Archive for the 'Book Review' Category

Review: Of Things Gone Astray by Janina Matthewson

Tuesday, April 7th, 2015

of things gone astrayOf Things Gone Astray is a fascinating debut novel by Janina Matthewson. This is such an unusual story, an unusual method of telling it — days later, I am still thinking about it.

This is a story about loss – about the things we lose, what they mean to us, and how we replace them. The characters – Delia, Cassie, Anthony, Jake, Marcus, Mrs. Featherby, Robert – have all lost something important to them. This isn’t a book about losing your car keys or misplacing a library book. Robert has lost his job. He wasn’t fired or laid off; he went to work one morning and the building was gone. The company, the people – all of it, just disappeared. Cassie has lost her sense of direction; one morning, she headed out to the corner store and got hopelessly lost, spending hours wandering through the city where she has lived all her life. Mrs. Featherby woke up one morning to find that the front wall of her home was gone.

Over the chapters, we come to understand what these things mean to the characters. Mrs. Featherby is a very private person, very proper and dignified, and being observed from the street, having people stop and look at her house and even speak to her – it’s horrifying. Delia begins to realize that she hasn’t just lost her sense of direction on the streets, she’s lost it in her life. She’s lost her drive and her life has become kind of aimless. She meets Anthony, a widower who is losing touch with his son, Jake. They quite literally do not see each other when they are in the same house. It’s an extreme sort of estrangement, as they both deal with their grief.

The stories tangle and overlap in intriguing ways. Secrets are revealed. We find out more about the characters and what brought them to this point. Some of the stories wrap up neatly; others leave us hanging. And as I said, days later, I am still thinking about it, thinking about these characters. I love a story that lingers! I want the characters to get under my skin and stick to my brain and keep me up at night. It’s a great debut novel and although I have no idea what Matthewson might do to follow this up, I know that I’ll be interested in reading it.

My copy of Of Things Gone Astray is an Advanced Reader Copy, provided free of charge.

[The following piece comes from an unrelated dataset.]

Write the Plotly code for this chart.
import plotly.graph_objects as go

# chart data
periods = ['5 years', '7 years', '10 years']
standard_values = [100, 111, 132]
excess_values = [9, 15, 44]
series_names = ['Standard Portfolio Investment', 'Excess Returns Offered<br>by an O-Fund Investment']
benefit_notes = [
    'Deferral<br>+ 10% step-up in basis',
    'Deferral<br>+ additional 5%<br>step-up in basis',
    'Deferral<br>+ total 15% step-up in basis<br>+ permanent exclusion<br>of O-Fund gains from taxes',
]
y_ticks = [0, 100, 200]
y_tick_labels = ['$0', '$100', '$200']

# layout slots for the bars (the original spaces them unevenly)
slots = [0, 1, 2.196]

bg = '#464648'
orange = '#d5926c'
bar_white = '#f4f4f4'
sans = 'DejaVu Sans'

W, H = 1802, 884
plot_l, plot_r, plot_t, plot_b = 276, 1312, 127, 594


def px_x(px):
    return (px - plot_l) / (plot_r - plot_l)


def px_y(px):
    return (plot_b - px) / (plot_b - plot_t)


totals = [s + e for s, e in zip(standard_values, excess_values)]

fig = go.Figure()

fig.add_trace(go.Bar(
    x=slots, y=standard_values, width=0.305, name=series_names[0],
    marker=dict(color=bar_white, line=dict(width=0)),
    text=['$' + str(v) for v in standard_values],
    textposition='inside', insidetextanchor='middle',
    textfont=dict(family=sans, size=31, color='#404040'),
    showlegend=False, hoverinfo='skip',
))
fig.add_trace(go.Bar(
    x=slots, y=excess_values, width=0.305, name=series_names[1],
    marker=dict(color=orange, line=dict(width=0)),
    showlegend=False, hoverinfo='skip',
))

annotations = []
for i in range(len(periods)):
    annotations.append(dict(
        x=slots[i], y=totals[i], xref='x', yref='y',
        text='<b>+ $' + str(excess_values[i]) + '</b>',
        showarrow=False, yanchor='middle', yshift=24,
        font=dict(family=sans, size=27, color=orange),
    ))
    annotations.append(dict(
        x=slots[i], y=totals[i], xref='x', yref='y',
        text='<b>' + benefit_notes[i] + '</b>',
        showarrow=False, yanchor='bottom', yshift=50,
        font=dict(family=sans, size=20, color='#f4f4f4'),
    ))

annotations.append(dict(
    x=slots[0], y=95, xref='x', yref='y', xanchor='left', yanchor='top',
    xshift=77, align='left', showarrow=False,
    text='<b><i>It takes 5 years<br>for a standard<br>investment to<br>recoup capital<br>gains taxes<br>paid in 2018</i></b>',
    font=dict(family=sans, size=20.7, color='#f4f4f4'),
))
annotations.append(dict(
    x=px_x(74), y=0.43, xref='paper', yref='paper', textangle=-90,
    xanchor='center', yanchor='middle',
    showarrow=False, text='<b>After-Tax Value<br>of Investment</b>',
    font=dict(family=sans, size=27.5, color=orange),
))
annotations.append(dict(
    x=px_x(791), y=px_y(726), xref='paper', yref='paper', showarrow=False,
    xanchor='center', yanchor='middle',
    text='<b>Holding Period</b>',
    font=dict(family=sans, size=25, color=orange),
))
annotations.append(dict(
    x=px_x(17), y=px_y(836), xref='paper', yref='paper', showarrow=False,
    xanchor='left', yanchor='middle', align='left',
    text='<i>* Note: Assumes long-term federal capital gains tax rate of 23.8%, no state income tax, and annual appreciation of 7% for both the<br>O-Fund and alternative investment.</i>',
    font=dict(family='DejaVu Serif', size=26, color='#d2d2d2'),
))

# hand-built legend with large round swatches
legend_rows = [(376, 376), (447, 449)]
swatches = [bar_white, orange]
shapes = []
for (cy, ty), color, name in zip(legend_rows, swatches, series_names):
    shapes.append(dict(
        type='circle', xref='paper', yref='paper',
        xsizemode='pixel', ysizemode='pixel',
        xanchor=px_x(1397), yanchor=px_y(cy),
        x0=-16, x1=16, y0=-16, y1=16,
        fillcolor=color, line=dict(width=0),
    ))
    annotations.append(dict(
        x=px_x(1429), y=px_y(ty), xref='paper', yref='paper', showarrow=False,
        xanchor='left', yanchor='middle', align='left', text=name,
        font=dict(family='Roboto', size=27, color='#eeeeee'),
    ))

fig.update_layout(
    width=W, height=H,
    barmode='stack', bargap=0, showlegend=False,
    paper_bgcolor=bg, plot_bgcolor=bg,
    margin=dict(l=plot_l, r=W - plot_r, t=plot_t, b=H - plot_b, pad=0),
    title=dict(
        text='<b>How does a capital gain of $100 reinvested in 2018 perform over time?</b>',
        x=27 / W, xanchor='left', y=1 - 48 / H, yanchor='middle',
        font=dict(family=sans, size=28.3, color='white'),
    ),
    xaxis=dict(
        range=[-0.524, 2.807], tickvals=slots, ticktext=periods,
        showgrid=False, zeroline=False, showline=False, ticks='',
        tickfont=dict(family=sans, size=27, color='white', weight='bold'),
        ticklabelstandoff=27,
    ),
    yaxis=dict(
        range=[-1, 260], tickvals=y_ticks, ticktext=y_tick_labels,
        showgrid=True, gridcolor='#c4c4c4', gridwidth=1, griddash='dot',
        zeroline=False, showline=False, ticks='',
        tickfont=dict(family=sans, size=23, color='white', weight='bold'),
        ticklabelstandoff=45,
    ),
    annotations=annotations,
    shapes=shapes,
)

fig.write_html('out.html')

Review: Normal by Graeme Cameron

Monday, March 23rd, 2015

normalHe lives in your community, in a nice house with a well-tended garden. He shops in your supermarket, bumping shoulders with you and apologizing with a smile. He drives beside you on the highway, politely waving you into the lane ahead of him.

What you don’t know is that he has an elaborate cage built into a secret basement under his garage. And the food that he’s carefully shopping for is to feed a young woman he’s holding there against her will—one in a string of many, unaware of the fate that awaits her.

Oh, she’s knows what fate awaits her.

Normal by Graeme Cameron is an interesting twist on the sympathetic serial killer story. Our main character has no name and no physical description, and that is purposeful. He could be anyone. He’s no one you would necessarily notice, and even if you did, you couldn’t imagine the sort of person he really is. He says, in the latter part of the book, “The truth is I hurt people. It’s what I do. It’s all I do. It’s all I’ve ever done.”  He’s gotten quite proficient at it – he has a routine, places to dispose of the remains, a well thought-out process for satisfying these urges. Up to now, it has worked perfectly for him, allowing him to travel under the radar.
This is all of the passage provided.